子どもが言うことを聞いてくれない時に、実際に鬼から電話がかかってきたような画面が出て、電話しているかのように鬼の声が聞こえて…。
お母さんに『鬼から電話が来るよ!』と脅されて、涙ぐんでごめんなさいと謝る子どもを何人も見てきた。
そんな時、子どもはどんな気持ちを抱えているのか---。
お母さんの気持ちも、痛いほどわかる。まだまだ自己コントロールが未熟な子どもは、気持ちをすんなり切り替えることも難しく、そんな時に鬼の電話という一言を出せば、効果てきめん。
忙しい時には、確かに使いたくなる。
鬼の電話の他にも、ついつい声をかけてしまうこんな言葉。
そんなわがままいうなら◯◯買ってあげない
言うこと聞かないならご飯なしだからね
◯◯しないならゲーム取り上げるよ
私も親からたくさん言われたし、言いたくなる気持ちも、普段子どもたちと関わっていると痛いほど、わかる。

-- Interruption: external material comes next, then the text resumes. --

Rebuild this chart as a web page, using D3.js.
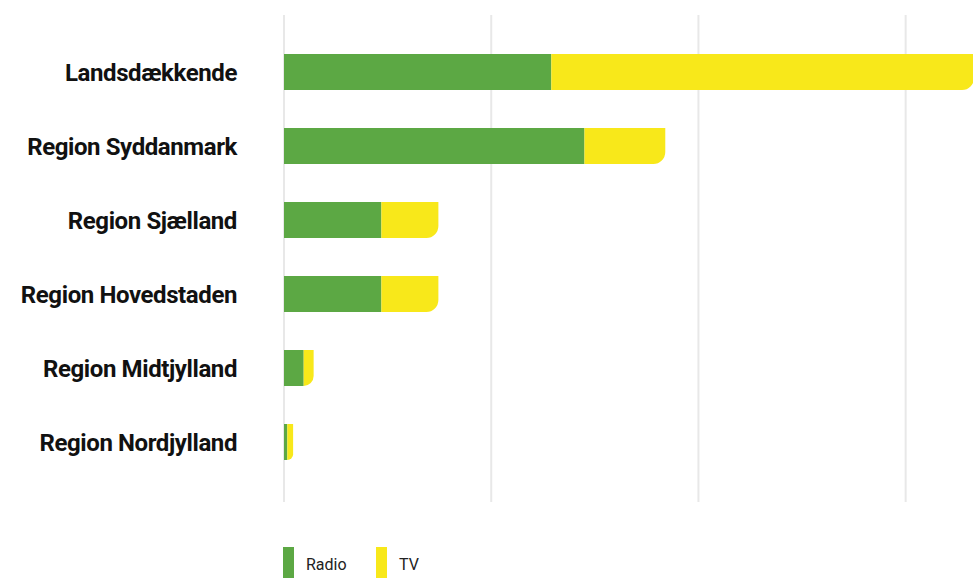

けれど、気持ちが切り替えられないことと、そのせいで何かしらの罰を与えるというのは、本来は関係がないはず。
でも、脅しは即効性があることが多い…。
脅しに一定の効果は感じられやすいが、長期的に見ると「脅されたら気持ちを切り替える」という方法を、気づかないうちに身につけてしまっていることにもなる。
では、そうしないためには、どうすればいいのか。
その方法は、時間はかかるし、即効性は感じにくいし、慣れるまではイライラもするかもしれない。
でも、おそらく数年のうちには、子どもが自ら考えて気持ちを切り替えることが格段に上手になる。
それは、ただただ、子どもの気持ちを代弁すること。
そして、気持ちが切り替えられた時に、その事実を認めることを、何回も続けること。
「嫌なのね、分かった。気持ちが切り替えられたら、◯◯しましょう」
とでも伝えて、一人の時間を与える。
そして何分かかってでも、気持ちが切り替えられたら、「自分で切り替えられたのね」と認める。
脅しの手法は、その瞬間は手っ取り早いかもしれないけど、その後何十年も脅し続けないといけなくなるかもしれない。
それって…誰にもいいことはない気がする。
脅しではない方法で、子どもの一瞬をひとつずつ受け止めてあげる。そんなかかわり方こそ、保育者やお母さんお父さんたちにブームとなって広まっていって欲しいと、そう思う。